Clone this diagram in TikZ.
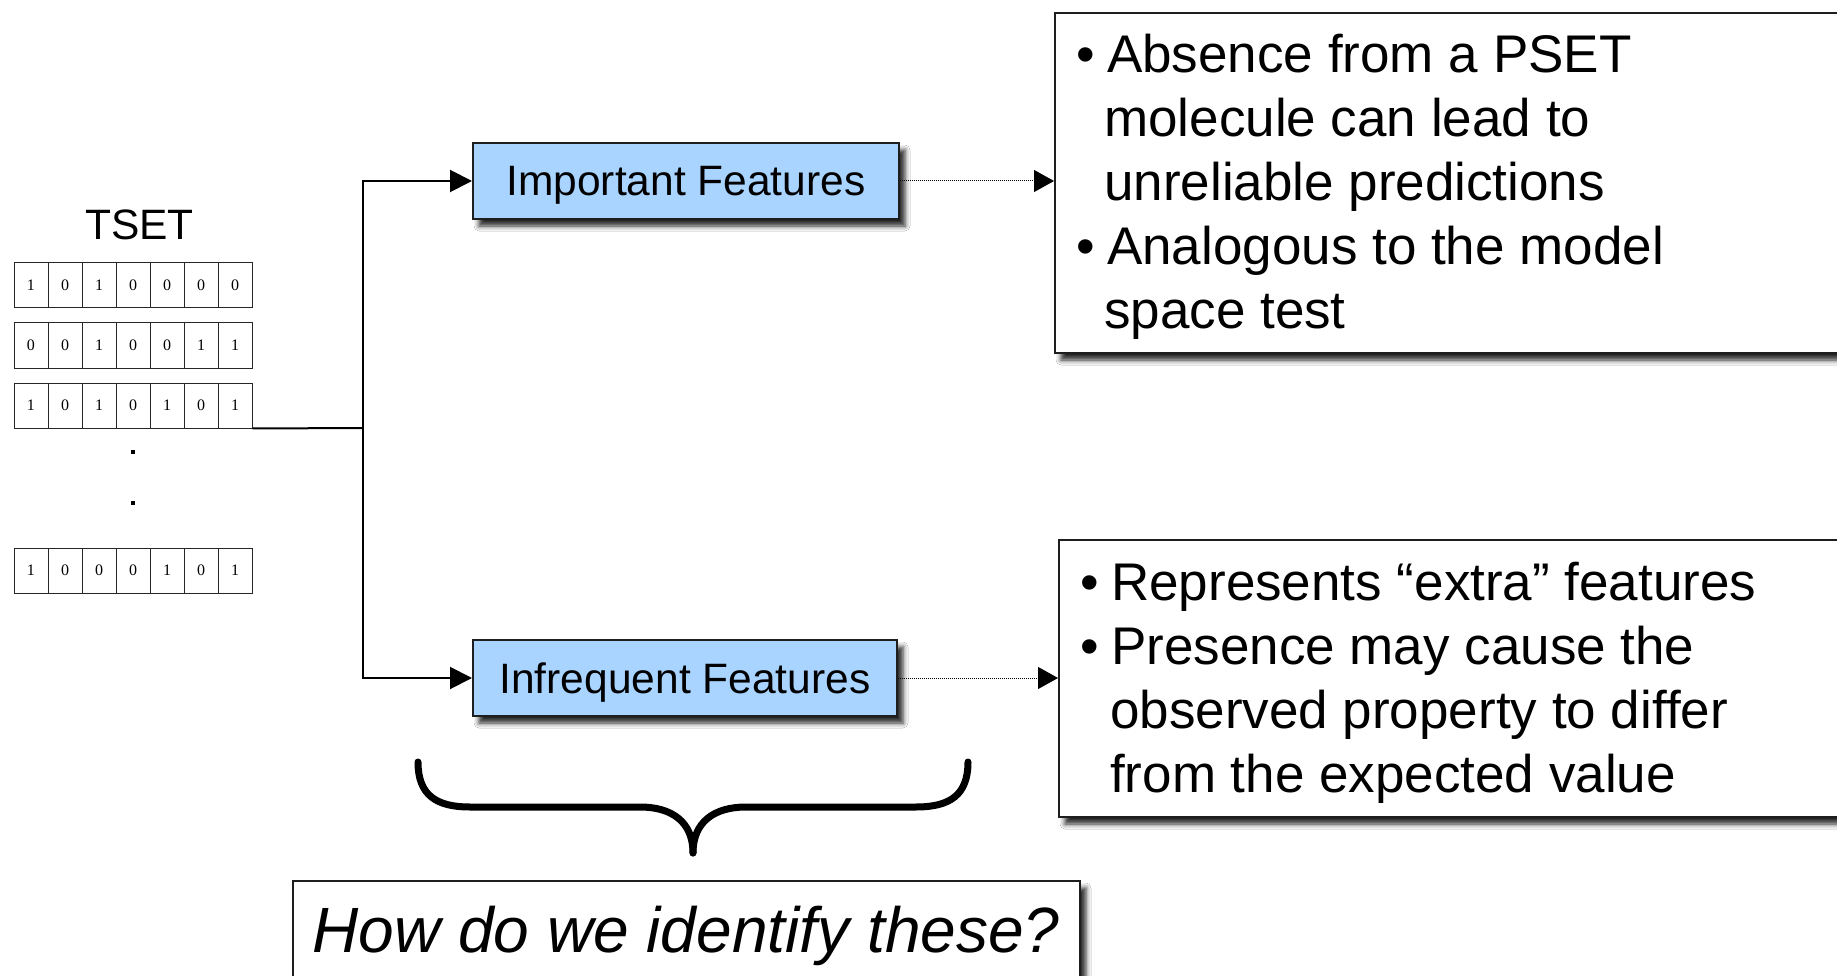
\documentclass[tikz,border=0pt]{standalone}
\usepackage{fontspec}
\setmainfont{Liberation Sans}
\newfontfamily\digitfont{Liberation Serif}
\usetikzlibrary{arrows.meta,shadows.blur,calc}
\definecolor{featblue}{RGB}{168,212,255}
\definecolor{edge}{RGB}{30,30,30}
\newcommand\bul{\makebox[31pt][l]{\textbullet}}
\newcommand\indA{\hspace*{28pt}}
\newcommand\indB{\hspace*{30pt}}
\tikzset{
  softshadow/.style={blur shadow={shadow xshift=6pt, shadow yshift=-7pt, shadow blur radius=5pt, shadow opacity=85}},
  feat/.style={draw=edge, line width=2pt, fill=featblue, minimum width=426pt, minimum height=76pt,
    inner sep=0pt, text depth=0pt, font=\fontsize{42.5}{50}\selectfont, softshadow},
  infobox/.style={draw=edge, line width=2pt, fill=white, inner sep=0pt, anchor=north west, softshadow},
  cell/.style={draw=black!85, line width=1pt, minimum width=34pt, minimum height=45pt, inner sep=0pt,
    font=\digitfont\fontsize{16}{18}\selectfont},
  link/.style={line width=2pt, -{Triangle[length=22pt,width=22pt]}},
  dotlink/.style={line width=1pt, dash pattern=on 1pt off 1pt, -{Triangle[length=20pt,width=22pt]}},
  btext/.style={font=\fontsize{53}{64}\selectfont, inner sep=0pt, anchor=base west},
  bigtext/.style={font=\fontsize{42.5}{50}\selectfont, inner sep=0pt, anchor=base},
  brace/.style={line width=7pt, line cap=round, line join=round}
}
\begin{document}
\begin{tikzpicture}[x=1pt,y=-1pt]
\useasboundingbox (0,0) rectangle (1837,976);
\clip (0,0) rectangle (1837,976);
\fill[white] (0,0) rectangle (1837,976);

% TSET
\node[bigtext] (tset) at (139.5,240) {TSET};
\foreach \v [count=\k] in {1,0,1,0,0,0,0} \node[cell] (a\k) at ({34*\k-3},285.5) {\v};
\foreach \v [count=\k] in {0,0,1,0,0,1,1} \node[cell] (b\k) at ({34*\k-3},345.5) {\v};
\foreach \v [count=\k] in {1,0,1,0,1,0,1} \node[cell] (c\k) at ({34*\k-3},405.5) {\v};
\foreach \v [count=\k] in {1,0,0,0,1,0,1} \node[cell] (d\k) at ({34*\k-3},570.5) {\v};
\fill (131,450) rectangle (135,454);
\fill (131,501) rectangle (135,505);

% feature boxes
\node[feat] (imp) at (686,181) {Important Features};
\node[feat, minimum width=424pt] (inf) at (685,678) {Infrequent Features};

% connectors
\coordinate (split) at (363,428);
\draw[line width=2pt] (c7.south east) -- (split);
\draw[link] (split) |- (imp.west);
\draw[link] (split) |- (inf.west);

% right boxes
\node[infobox, minimum width=1000pt, minimum height=340pt] (pbox) at (1054,12) {};
\node[infobox, minimum width=1000pt, minimum height=277pt] (ebox) at (1058,539) {};
\draw[dotlink] (imp.east) -- (imp.east -| pbox.west);
\draw[dotlink] (inf.east) -- (inf.east -| ebox.west);

\node[btext] (ptext) at (1076,73) {\begin{tabular}[t]{@{}l@{}}
\bul Absence from a PSET\\
\indA molecule can lead to\\
\indA unreliable predictions\\
\bul Analogous to the model\\
\indA space test
\end{tabular}};

\node[btext] (etext) at (1080,600) {\begin{tabular}[t]{@{}l@{}}
\bul Represents “extra” features\\
\bul Presence may cause the\\
\indB observed property to differ\\
\indB from the expected value
\end{tabular}};

% brace
\draw[brace] (418,762) .. controls (418,795) and (436,807) .. (470,807) -- (640,807)
  .. controls (672,807) and (693,822) .. (693,853);
\draw[brace] (968,762) .. controls (968,795) and (950,807) .. (916,807) -- (746,807)
  .. controls (714,807) and (693,822) .. (693,853);

% question box
\node[infobox, minimum width=787pt, minimum height=150pt] (qbox) at (292,880) {};
\node[font=\fontsize{64}{76}\selectfont\itshape, inner sep=0pt, anchor=base] (qtext) at (686,952) {How do we identify these?};
\end{tikzpicture}
\end{document}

::::

**WHAT NEEDS TO BE DONE**
Transcribe all the lines above exactly, apart from the pictures.

**WRITTEN SOLUTION**
Clone this diagram in TikZ.
\documentclass[tikz,border=0pt]{standalone}
\usepackage{fontspec}
\setmainfont{Liberation Sans}
\newfontfamily\digitfont{Liberation Serif}
\usetikzlibrary{arrows.meta,shadows.blur,calc}
\definecolor{featblue}{RGB}{168,212,255}
\definecolor{edge}{RGB}{30,30,30}
\newcommand\bul{\makebox[31pt][l]{\textbullet}}
\newcommand\indA{\hspace*{28pt}}
\newcommand\indB{\hspace*{30pt}}
\tikzset{
  softshadow/.style={blur shadow={shadow xshift=6pt, shadow yshift=-7pt, shadow blur radius=5pt, shadow opacity=85}},
  feat/.style={draw=edge, line width=2pt, fill=featblue, minimum width=426pt, minimum height=76pt,
    inner sep=0pt, text depth=0pt, font=\fontsize{42.5}{50}\selectfont, softshadow},
  infobox/.style={draw=edge, line width=2pt, fill=white, inner sep=0pt, anchor=north west, softshadow},
  cell/.style={draw=black!85, line width=1pt, minimum width=34pt, minimum height=45pt, inner sep=0pt,
    font=\digitfont\fontsize{16}{18}\selectfont},
  link/.style={line width=2pt, -{Triangle[length=22pt,width=22pt]}},
  dotlink/.style={line width=1pt, dash pattern=on 1pt off 1pt, -{Triangle[length=20pt,width=22pt]}},
  btext/.style={font=\fontsize{53}{64}\selectfont, inner sep=0pt, anchor=base west},
  bigtext/.style={font=\fontsize{42.5}{50}\selectfont, inner sep=0pt, anchor=base},
  brace/.style={line width=7pt, line cap=round, line join=round}
}
\begin{document}
\begin{tikzpicture}[x=1pt,y=-1pt]
\useasboundingbox (0,0) rectangle (1837,976);
\clip (0,0) rectangle (1837,976);
\fill[white] (0,0) rectangle (1837,976);

% TSET
\node[bigtext] (tset) at (139.5,240) {TSET};
\foreach \v [count=\k] in {1,0,1,0,0,0,0} \node[cell] (a\k) at ({34*\k-3},285.5) {\v};
\foreach \v [count=\k] in {0,0,1,0,0,1,1} \node[cell] (b\k) at ({34*\k-3},345.5) {\v};
\foreach \v [count=\k] in {1,0,1,0,1,0,1} \node[cell] (c\k) at ({34*\k-3},405.5) {\v};
\foreach \v [count=\k] in {1,0,0,0,1,0,1} \node[cell] (d\k) at ({34*\k-3},570.5) {\v};
\fill (131,450) rectangle (135,454);
\fill (131,501) rectangle (135,505);

% feature boxes
\node[feat] (imp) at (686,181) {Important Features};
\node[feat, minimum width=424pt] (inf) at (685,678) {Infrequent Features};

% connectors
\coordinate (split) at (363,428);
\draw[line width=2pt] (c7.south east) -- (split);
\draw[link] (split) |- (imp.west);
\draw[link] (split) |- (inf.west);

% right boxes
\node[infobox, minimum width=1000pt, minimum height=340pt] (pbox) at (1054,12) {};
\node[infobox, minimum width=1000pt, minimum height=277pt] (ebox) at (1058,539) {};
\draw[dotlink] (imp.east) -- (imp.east -| pbox.west);
\draw[dotlink] (inf.east) -- (inf.east -| ebox.west);

\node[btext] (ptext) at (1076,73) {\begin{tabular}[t]{@{}l@{}}
\bul Absence from a PSET\\
\indA molecule can lead to\\
\indA unreliable predictions\\
\bul Analogous to the model\\
\indA space test
\end{tabular}};

\node[btext] (etext) at (1080,600) {\begin{tabular}[t]{@{}l@{}}
\bul Represents “extra” features\\
\bul Presence may cause the\\
\indB observed property to differ\\
\indB from the expected value
\end{tabular}};

% brace
\draw[brace] (418,762) .. controls (418,795) and (436,807) .. (470,807) -- (640,807)
  .. controls (672,807) and (693,822) .. (693,853);
\draw[brace] (968,762) .. controls (968,795) and (950,807) .. (916,807) -- (746,807)
  .. controls (714,807) and (693,822) .. (693,853);

% question box
\node[infobox, minimum width=787pt, minimum height=150pt] (qbox) at (292,880) {};
\node[font=\fontsize{64}{76}\selectfont\itshape, inner sep=0pt, anchor=base] (qtext) at (686,952) {How do we identify these?};
\end{tikzpicture}
\end{document}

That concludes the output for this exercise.